**Instructions to follow**
Your copy of the material below should match it exactly, except that it holds no pictures.

==============================

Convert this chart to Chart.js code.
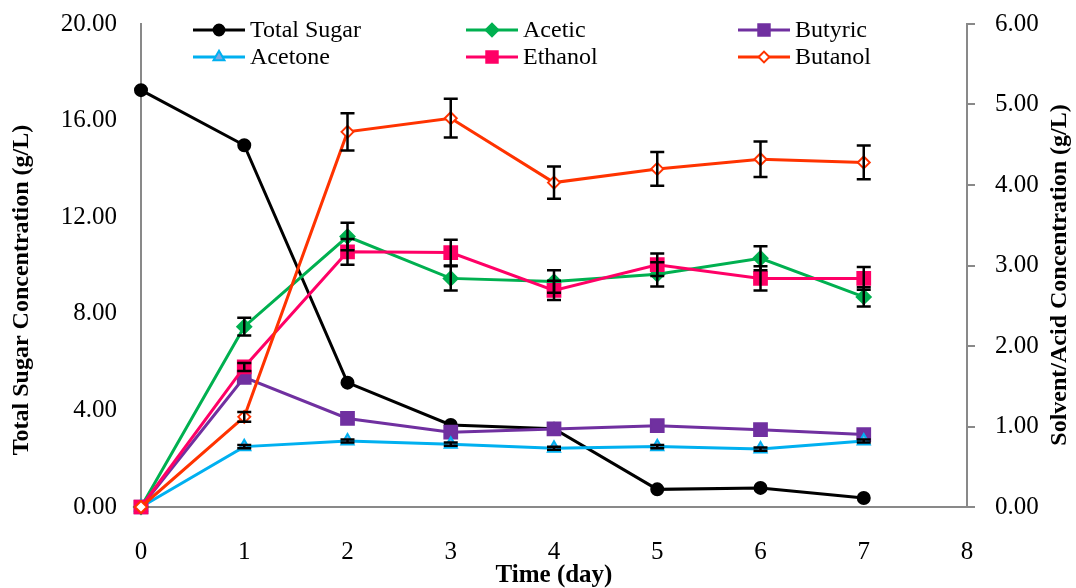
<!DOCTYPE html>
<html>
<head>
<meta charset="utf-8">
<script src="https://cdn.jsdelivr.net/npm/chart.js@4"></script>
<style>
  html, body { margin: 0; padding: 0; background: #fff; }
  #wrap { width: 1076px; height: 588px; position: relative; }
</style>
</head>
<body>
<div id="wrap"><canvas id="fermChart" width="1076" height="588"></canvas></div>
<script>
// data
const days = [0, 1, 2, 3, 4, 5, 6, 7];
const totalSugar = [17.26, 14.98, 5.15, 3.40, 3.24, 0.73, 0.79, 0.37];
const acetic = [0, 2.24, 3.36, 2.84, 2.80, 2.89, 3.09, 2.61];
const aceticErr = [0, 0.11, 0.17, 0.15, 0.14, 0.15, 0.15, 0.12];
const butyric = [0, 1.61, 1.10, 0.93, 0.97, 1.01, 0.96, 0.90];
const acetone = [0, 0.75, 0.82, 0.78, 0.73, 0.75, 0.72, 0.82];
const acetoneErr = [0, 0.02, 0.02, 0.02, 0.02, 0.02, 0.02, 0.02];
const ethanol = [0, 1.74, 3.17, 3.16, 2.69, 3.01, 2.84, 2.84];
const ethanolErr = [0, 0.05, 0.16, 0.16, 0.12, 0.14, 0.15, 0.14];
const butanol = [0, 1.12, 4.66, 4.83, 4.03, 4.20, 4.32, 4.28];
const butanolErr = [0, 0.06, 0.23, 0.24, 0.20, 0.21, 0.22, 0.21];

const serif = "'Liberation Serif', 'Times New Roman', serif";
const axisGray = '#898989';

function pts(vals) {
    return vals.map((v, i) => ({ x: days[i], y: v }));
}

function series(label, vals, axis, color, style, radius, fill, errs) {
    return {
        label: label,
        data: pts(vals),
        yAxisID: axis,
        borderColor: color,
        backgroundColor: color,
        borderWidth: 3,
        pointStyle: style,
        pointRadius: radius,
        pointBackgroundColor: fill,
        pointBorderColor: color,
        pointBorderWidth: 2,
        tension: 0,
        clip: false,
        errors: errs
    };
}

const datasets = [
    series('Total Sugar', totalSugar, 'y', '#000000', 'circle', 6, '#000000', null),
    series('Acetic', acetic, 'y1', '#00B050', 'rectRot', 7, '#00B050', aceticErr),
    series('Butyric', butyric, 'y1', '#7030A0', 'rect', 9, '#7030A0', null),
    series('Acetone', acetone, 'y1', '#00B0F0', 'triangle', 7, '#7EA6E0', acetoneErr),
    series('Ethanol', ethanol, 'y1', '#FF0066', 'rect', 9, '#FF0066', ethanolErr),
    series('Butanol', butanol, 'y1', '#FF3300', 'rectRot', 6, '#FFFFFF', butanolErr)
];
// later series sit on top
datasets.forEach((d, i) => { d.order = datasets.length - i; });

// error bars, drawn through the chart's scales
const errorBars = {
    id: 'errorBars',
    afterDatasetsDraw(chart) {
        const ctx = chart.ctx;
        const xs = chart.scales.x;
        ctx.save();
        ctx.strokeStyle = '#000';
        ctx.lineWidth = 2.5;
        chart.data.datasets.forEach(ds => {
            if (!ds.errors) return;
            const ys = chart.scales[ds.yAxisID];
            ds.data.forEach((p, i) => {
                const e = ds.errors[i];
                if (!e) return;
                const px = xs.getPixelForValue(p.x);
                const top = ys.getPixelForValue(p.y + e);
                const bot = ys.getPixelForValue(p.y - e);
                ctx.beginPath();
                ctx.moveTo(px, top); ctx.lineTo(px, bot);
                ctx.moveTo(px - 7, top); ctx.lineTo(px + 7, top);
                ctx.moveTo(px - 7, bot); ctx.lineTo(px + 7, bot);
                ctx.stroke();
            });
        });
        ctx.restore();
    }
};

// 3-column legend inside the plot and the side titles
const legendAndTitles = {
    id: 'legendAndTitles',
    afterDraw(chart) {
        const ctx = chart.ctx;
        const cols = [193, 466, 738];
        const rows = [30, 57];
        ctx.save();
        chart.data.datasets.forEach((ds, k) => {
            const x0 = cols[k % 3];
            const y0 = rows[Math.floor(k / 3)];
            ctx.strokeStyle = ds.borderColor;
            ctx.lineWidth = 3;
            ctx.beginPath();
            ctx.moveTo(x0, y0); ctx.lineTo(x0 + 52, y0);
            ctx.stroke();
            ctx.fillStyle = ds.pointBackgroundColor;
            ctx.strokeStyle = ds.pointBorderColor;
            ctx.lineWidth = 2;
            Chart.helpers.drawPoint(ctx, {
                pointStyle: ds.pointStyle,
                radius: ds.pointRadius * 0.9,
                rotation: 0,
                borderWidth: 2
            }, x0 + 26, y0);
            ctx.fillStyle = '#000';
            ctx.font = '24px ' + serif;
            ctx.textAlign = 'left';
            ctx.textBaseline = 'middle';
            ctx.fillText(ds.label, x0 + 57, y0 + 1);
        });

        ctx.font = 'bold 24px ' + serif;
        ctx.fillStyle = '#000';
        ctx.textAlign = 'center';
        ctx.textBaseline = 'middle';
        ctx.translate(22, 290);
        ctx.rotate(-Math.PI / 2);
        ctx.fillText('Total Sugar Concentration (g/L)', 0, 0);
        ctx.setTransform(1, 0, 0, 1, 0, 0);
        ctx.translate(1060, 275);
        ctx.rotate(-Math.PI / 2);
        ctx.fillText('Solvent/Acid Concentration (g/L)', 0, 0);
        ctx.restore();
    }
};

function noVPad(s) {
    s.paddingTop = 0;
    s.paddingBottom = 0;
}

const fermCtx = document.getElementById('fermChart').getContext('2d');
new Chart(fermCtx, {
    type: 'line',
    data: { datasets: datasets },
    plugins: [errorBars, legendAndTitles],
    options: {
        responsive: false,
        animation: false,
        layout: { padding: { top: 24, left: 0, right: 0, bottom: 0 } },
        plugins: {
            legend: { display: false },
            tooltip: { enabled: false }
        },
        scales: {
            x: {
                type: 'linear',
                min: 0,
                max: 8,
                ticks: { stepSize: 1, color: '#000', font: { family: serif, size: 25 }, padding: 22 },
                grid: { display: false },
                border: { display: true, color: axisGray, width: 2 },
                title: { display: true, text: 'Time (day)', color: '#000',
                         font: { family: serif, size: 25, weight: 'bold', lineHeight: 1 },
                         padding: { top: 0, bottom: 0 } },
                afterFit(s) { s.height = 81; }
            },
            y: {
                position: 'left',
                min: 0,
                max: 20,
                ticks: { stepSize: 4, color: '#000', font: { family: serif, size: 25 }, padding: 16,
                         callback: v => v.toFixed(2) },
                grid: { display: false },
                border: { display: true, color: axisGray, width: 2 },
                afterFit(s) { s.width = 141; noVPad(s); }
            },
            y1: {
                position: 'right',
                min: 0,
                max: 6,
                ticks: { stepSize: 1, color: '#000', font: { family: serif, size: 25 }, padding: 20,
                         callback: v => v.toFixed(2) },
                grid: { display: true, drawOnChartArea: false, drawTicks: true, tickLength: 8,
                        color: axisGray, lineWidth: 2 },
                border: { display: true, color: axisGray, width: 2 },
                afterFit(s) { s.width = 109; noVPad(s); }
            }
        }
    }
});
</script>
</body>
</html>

==============================

**Completed task**
Convert this chart to Chart.js code.
<!DOCTYPE html>
<html>
<head>
<meta charset="utf-8">
<script src="https://cdn.jsdelivr.net/npm/chart.js@4"></script>
<style>
  html, body { margin: 0; padding: 0; background: #fff; }
  #wrap { width: 1076px; height: 588px; position: relative; }
</style>
</head>
<body>
<div id="wrap"><canvas id="fermChart" width="1076" height="588"></canvas></div>
<script>
// data
const days = [0, 1, 2, 3, 4, 5, 6, 7];
const totalSugar = [17.26, 14.98, 5.15, 3.40, 3.24, 0.73, 0.79, 0.37];
const acetic = [0, 2.24, 3.36, 2.84, 2.80, 2.89, 3.09, 2.61];
const aceticErr = [0, 0.11, 0.17, 0.15, 0.14, 0.15, 0.15, 0.12];
const butyric = [0, 1.61, 1.10, 0.93, 0.97, 1.01, 0.96, 0.90];
const acetone = [0, 0.75, 0.82, 0.78, 0.73, 0.75, 0.72, 0.82];
const acetoneErr = [0, 0.02, 0.02, 0.02, 0.02, 0.02, 0.02, 0.02];
const ethanol = [0, 1.74, 3.17, 3.16, 2.69, 3.01, 2.84, 2.84];
const ethanolErr = [0, 0.05, 0.16, 0.16, 0.12, 0.14, 0.15, 0.14];
const butanol = [0, 1.12, 4.66, 4.83, 4.03, 4.20, 4.32, 4.28];
const butanolErr = [0, 0.06, 0.23, 0.24, 0.20, 0.21, 0.22, 0.21];

const serif = "'Liberation Serif', 'Times New Roman', serif";
const axisGray = '#898989';

function pts(vals) {
    return vals.map((v, i) => ({ x: days[i], y: v }));
}

function series(label, vals, axis, color, style, radius, fill, errs) {
    return {
        label: label,
        data: pts(vals),
        yAxisID: axis,
        borderColor: color,
        backgroundColor: color,
        borderWidth: 3,
        pointStyle: style,
        pointRadius: radius,
        pointBackgroundColor: fill,
        pointBorderColor: color,
        pointBorderWidth: 2,
        tension: 0,
        clip: false,
        errors: errs
    };
}

const datasets = [
    series('Total Sugar', totalSugar, 'y', '#000000', 'circle', 6, '#000000', null),
    series('Acetic', acetic, 'y1', '#00B050', 'rectRot', 7, '#00B050', aceticErr),
    series('Butyric', butyric, 'y1', '#7030A0', 'rect', 9, '#7030A0', null),
    series('Acetone', acetone, 'y1', '#00B0F0', 'triangle', 7, '#7EA6E0', acetoneErr),
    series('Ethanol', ethanol, 'y1', '#FF0066', 'rect', 9, '#FF0066', ethanolErr),
    series('Butanol', butanol, 'y1', '#FF3300', 'rectRot', 6, '#FFFFFF', butanolErr)
];
// later series sit on top
datasets.forEach((d, i) => { d.order = datasets.length - i; });

// error bars, drawn through the chart's scales
const errorBars = {
    id: 'errorBars',
    afterDatasetsDraw(chart) {
        const ctx = chart.ctx;
        const xs = chart.scales.x;
        ctx.save();
        ctx.strokeStyle = '#000';
        ctx.lineWidth = 2.5;
        chart.data.datasets.forEach(ds => {
            if (!ds.errors) return;
            const ys = chart.scales[ds.yAxisID];
            ds.data.forEach((p, i) => {
                const e = ds.errors[i];
                if (!e) return;
                const px = xs.getPixelForValue(p.x);
                const top = ys.getPixelForValue(p.y + e);
                const bot = ys.getPixelForValue(p.y - e);
                ctx.beginPath();
                ctx.moveTo(px, top); ctx.lineTo(px, bot);
                ctx.moveTo(px - 7, top); ctx.lineTo(px + 7, top);
                ctx.moveTo(px - 7, bot); ctx.lineTo(px + 7, bot);
                ctx.stroke();
            });
        });
        ctx.restore();
    }
};

// 3-column legend inside the plot and the side titles
const legendAndTitles = {
    id: 'legendAndTitles',
    afterDraw(chart) {
        const ctx = chart.ctx;
        const cols = [193, 466, 738];
        const rows = [30, 57];
        ctx.save();
        chart.data.datasets.forEach((ds, k) => {
            const x0 = cols[k % 3];
            const y0 = rows[Math.floor(k / 3)];
            ctx.strokeStyle = ds.borderColor;
            ctx.lineWidth = 3;
            ctx.beginPath();
            ctx.moveTo(x0, y0); ctx.lineTo(x0 + 52, y0);
            ctx.stroke();
            ctx.fillStyle = ds.pointBackgroundColor;
            ctx.strokeStyle = ds.pointBorderColor;
            ctx.lineWidth = 2;
            Chart.helpers.drawPoint(ctx, {
                pointStyle: ds.pointStyle,
                radius: ds.pointRadius * 0.9,
                rotation: 0,
                borderWidth: 2
            }, x0 + 26, y0);
            ctx.fillStyle = '#000';
            ctx.font = '24px ' + serif;
            ctx.textAlign = 'left';
            ctx.textBaseline = 'middle';
            ctx.fillText(ds.label, x0 + 57, y0 + 1);
        });

        ctx.font = 'bold 24px ' + serif;
        ctx.fillStyle = '#000';
        ctx.textAlign = 'center';
        ctx.textBaseline = 'middle';
        ctx.translate(22, 290);
        ctx.rotate(-Math.PI / 2);
        ctx.fillText('Total Sugar Concentration (g/L)', 0, 0);
        ctx.setTransform(1, 0, 0, 1, 0, 0);
        ctx.translate(1060, 275);
        ctx.rotate(-Math.PI / 2);
        ctx.fillText('Solvent/Acid Concentration (g/L)', 0, 0);
        ctx.restore();
    }
};

function noVPad(s) {
    s.paddingTop = 0;
    s.paddingBottom = 0;
}

const fermCtx = document.getElementById('fermChart').getContext('2d');
new Chart(fermCtx, {
    type: 'line',
    data: { datasets: datasets },
    plugins: [errorBars, legendAndTitles],
    options: {
        responsive: false,
        animation: false,
        layout: { padding: { top: 24, left: 0, right: 0, bottom: 0 } },
        plugins: {
            legend: { display: false },
            tooltip: { enabled: false }
        },
        scales: {
            x: {
                type: 'linear',
                min: 0,
                max: 8,
                ticks: { stepSize: 1, color: '#000', font: { family: serif, size: 25 }, padding: 22 },
                grid: { display: false },
                border: { display: true, color: axisGray, width: 2 },
                title: { display: true, text: 'Time (day)', color: '#000',
                         font: { family: serif, size: 25, weight: 'bold', lineHeight: 1 },
                         padding: { top: 0, bottom: 0 } },
                afterFit(s) { s.height = 81; }
            },
            y: {
                position: 'left',
                min: 0,
                max: 20,
                ticks: { stepSize: 4, color: '#000', font: { family: serif, size: 25 }, padding: 16,
                         callback: v => v.toFixed(2) },
                grid: { display: false },
                border: { display: true, color: axisGray, width: 2 },
                afterFit(s) { s.width = 141; noVPad(s); }
            },
            y1: {
                position: 'right',
                min: 0,
                max: 6,
                ticks: { stepSize: 1, color: '#000', font: { family: serif, size: 25 }, padding: 20,
                         callback: v => v.toFixed(2) },
                grid: { display: true, drawOnChartArea: false, drawTicks: true, tickLength: 8,
                        color: axisGray, lineWidth: 2 },
                border: { display: true, color: axisGray, width: 2 },
                afterFit(s) { s.width = 109; noVPad(s); }
            }
        }
    }
});
</script>
</body>
</html>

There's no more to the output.